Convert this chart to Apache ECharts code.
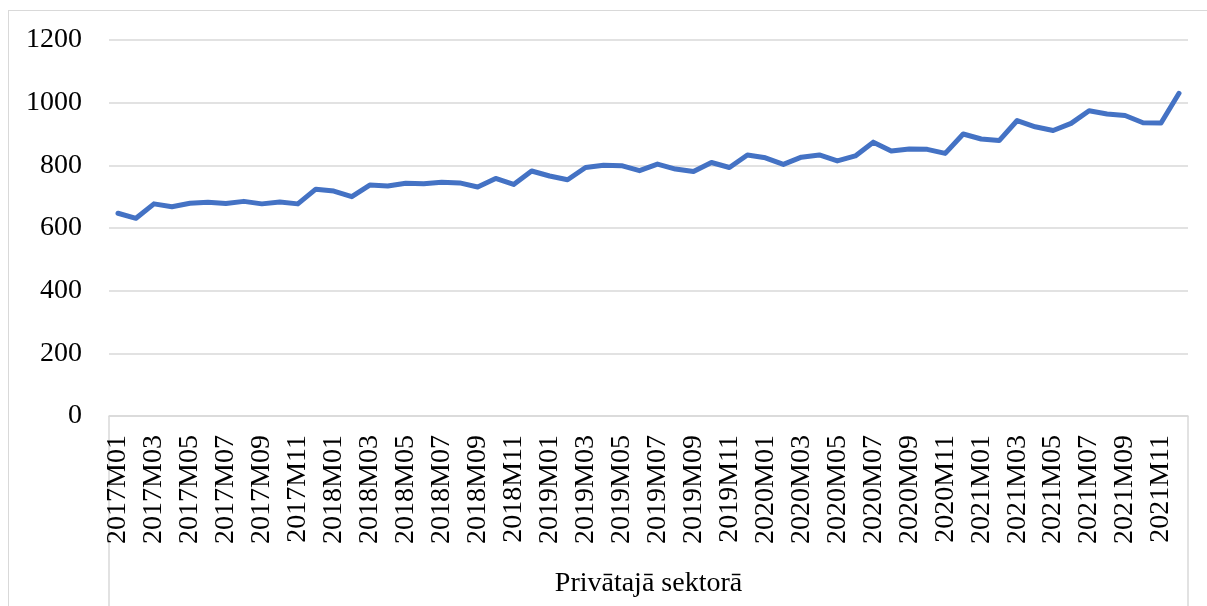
<!DOCTYPE html>
<html>
<head>
<meta charset="utf-8">
<script src="https://cdn.jsdelivr.net/npm/echarts@6/dist/echarts.min.js"></script>
<style>
  body { margin: 0; background: #fff; overflow: hidden; }
  #frame { position: absolute; left: 8px; top: 10px; width: 1220px; height: 620px; border: 1px solid #d9d9d9; }
  #chart { position: absolute; left: 0; top: 0; width: 1207px; height: 606px; }
</style>
</head>
<body>
<div id="frame"></div>
<div id="chart"></div>
<script>
// monthly values, 2017M01 .. 2021M12
var years = ['2017', '2018', '2019', '2020', '2021'];
var values2017 = [647, 631, 677, 668, 679, 682, 678, 685, 677, 683, 677, 724];
var values2018 = [718, 700, 737, 734, 743, 741, 746, 744, 731, 758, 739, 782];
var values2019 = [766, 754, 793, 800, 799, 783, 804, 788, 780, 809, 793, 833];
var values2020 = [824, 803, 826, 833, 814, 830, 874, 846, 852, 851, 838, 900];
var values2021 = [884, 879, 943, 923, 911, 934, 974, 964, 959, 936, 935, 1030];
var groupName = ['Privātajā sektorā'];

var months = [];
years.forEach(function (y) {
    for (var m = 1; m <= 12; m++) {
        months.push(y + 'M' + (m < 10 ? '0' + m : m));
    }
});
var values = [].concat(values2017, values2018, values2019, values2020, values2021);

var font = "'Liberation Serif', 'Times New Roman', serif";
var gridColor = '#d9d9d9';

var myChart = echarts.init(document.getElementById('chart'));
var option = {
    animation: false,
    grid: { left: 109, right: 19, top: 40, bottom: 190, containLabel: false },
    xAxis: [
        {
            type: 'category',
            data: months,
            boundaryGap: true,
            axisLine: { show: true, lineStyle: { color: gridColor, width: 1.5 } },
            axisTick: { show: false },
            axisLabel: {
                interval: 1,
                rotate: 90,
                margin: 19,
                color: '#000',
                fontFamily: font,
                fontSize: 28
            }
        },
        {
            type: 'category',
            data: groupName,
            position: 'bottom',
            boundaryGap: true,
            axisLine: { show: false },
            axisTick: { show: true, length: 200, lineStyle: { color: gridColor, width: 1.5 } },
            axisLabel: {
                margin: 154,
                color: '#000',
                fontFamily: font,
                fontSize: 28
            }
        }
    ],
    yAxis: {
        type: 'value',
        min: 0,
        max: 1200,
        interval: 200,
        axisLine: { show: false },
        axisTick: { show: false },
        axisLabel: {
            margin: 27,
            color: '#000',
            fontFamily: font,
            fontSize: 28,
            formatter: function (v) { return String(v); }
        },
        splitLine: { show: true, lineStyle: { color: gridColor, width: 1.5 } }
    },
    series: [
        {
            type: 'line',
            data: values,
            xAxisIndex: 0,
            showSymbol: false,
            symbol: 'none',
            lineStyle: { color: '#4472C4', width: 5, cap: 'round', join: 'round' },
            itemStyle: { color: '#4472C4' }
        }
    ]
};
myChart.setOption(option);
</script>
</body>
</html>
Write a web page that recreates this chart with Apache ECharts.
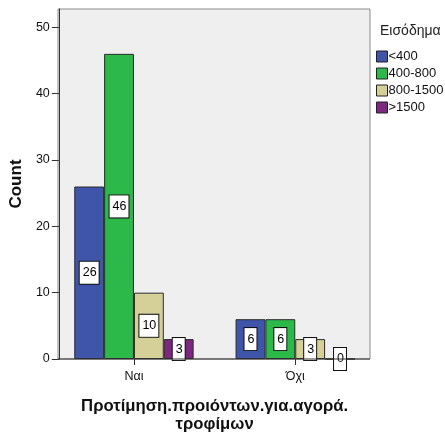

========================================

Written instruction: Your task is to reproduce all of the material exactly. The pictures stay out.

Result of this exercise:
Convert this chart to Apache ECharts code.
<!DOCTYPE html>
<html>
<head>
<meta charset="utf-8">
<script src="https://cdn.jsdelivr.net/npm/echarts@6/dist/echarts.min.js"></script>
<style>
  body { margin: 0; background: #fff; overflow: hidden; }
  #frame { position: absolute; left: 8px; top: 10px; width: 1220px; height: 620px; border: 1px solid #d9d9d9; }
  #chart { position: absolute; left: 0; top: 0; width: 1207px; height: 606px; }
</style>
</head>
<body>
<div id="frame"></div>
<div id="chart"></div>
<script>
// monthly values, 2017M01 .. 2021M12
var years = ['2017', '2018', '2019', '2020', '2021'];
var values2017 = [647, 631, 677, 668, 679, 682, 678, 685, 677, 683, 677, 724];
var values2018 = [718, 700, 737, 734, 743, 741, 746, 744, 731, 758, 739, 782];
var values2019 = [766, 754, 793, 800, 799, 783, 804, 788, 780, 809, 793, 833];
var values2020 = [824, 803, 826, 833, 814, 830, 874, 846, 852, 851, 838, 900];
var values2021 = [884, 879, 943, 923, 911, 934, 974, 964, 959, 936, 935, 1030];
var groupName = ['Privātajā sektorā'];

var months = [];
years.forEach(function (y) {
    for (var m = 1; m <= 12; m++) {
        months.push(y + 'M' + (m < 10 ? '0' + m : m));
    }
});
var values = [].concat(values2017, values2018, values2019, values2020, values2021);

var font = "'Liberation Serif', 'Times New Roman', serif";
var gridColor = '#d9d9d9';

var myChart = echarts.init(document.getElementById('chart'));
var option = {
    animation: false,
    grid: { left: 109, right: 19, top: 40, bottom: 190, containLabel: false },
    xAxis: [
        {
            type: 'category',
            data: months,
            boundaryGap: true,
            axisLine: { show: true, lineStyle: { color: gridColor, width: 1.5 } },
            axisTick: { show: false },
            axisLabel: {
                interval: 1,
                rotate: 90,
                margin: 19,
                color: '#000',
                fontFamily: font,
                fontSize: 28
            }
        },
        {
            type: 'category',
            data: groupName,
            position: 'bottom',
            boundaryGap: true,
            axisLine: { show: false },
            axisTick: { show: true, length: 200, lineStyle: { color: gridColor, width: 1.5 } },
            axisLabel: {
                margin: 154,
                color: '#000',
                fontFamily: font,
                fontSize: 28
            }
        }
    ],
    yAxis: {
        type: 'value',
        min: 0,
        max: 1200,
        interval: 200,
        axisLine: { show: false },
        axisTick: { show: false },
        axisLabel: {
            margin: 27,
            color: '#000',
            fontFamily: font,
            fontSize: 28,
            formatter: function (v) { return String(v); }
        },
        splitLine: { show: true, lineStyle: { color: gridColor, width: 1.5 } }
    },
    series: [
        {
            type: 'line',
            data: values,
            xAxisIndex: 0,
            showSymbol: false,
            symbol: 'none',
            lineStyle: { color: '#4472C4', width: 5, cap: 'round', join: 'round' },
            itemStyle: { color: '#4472C4' }
        }
    ]
};
myChart.setOption(option);
</script>
</body>
</html>
Write a web page that recreates this chart with Apache ECharts.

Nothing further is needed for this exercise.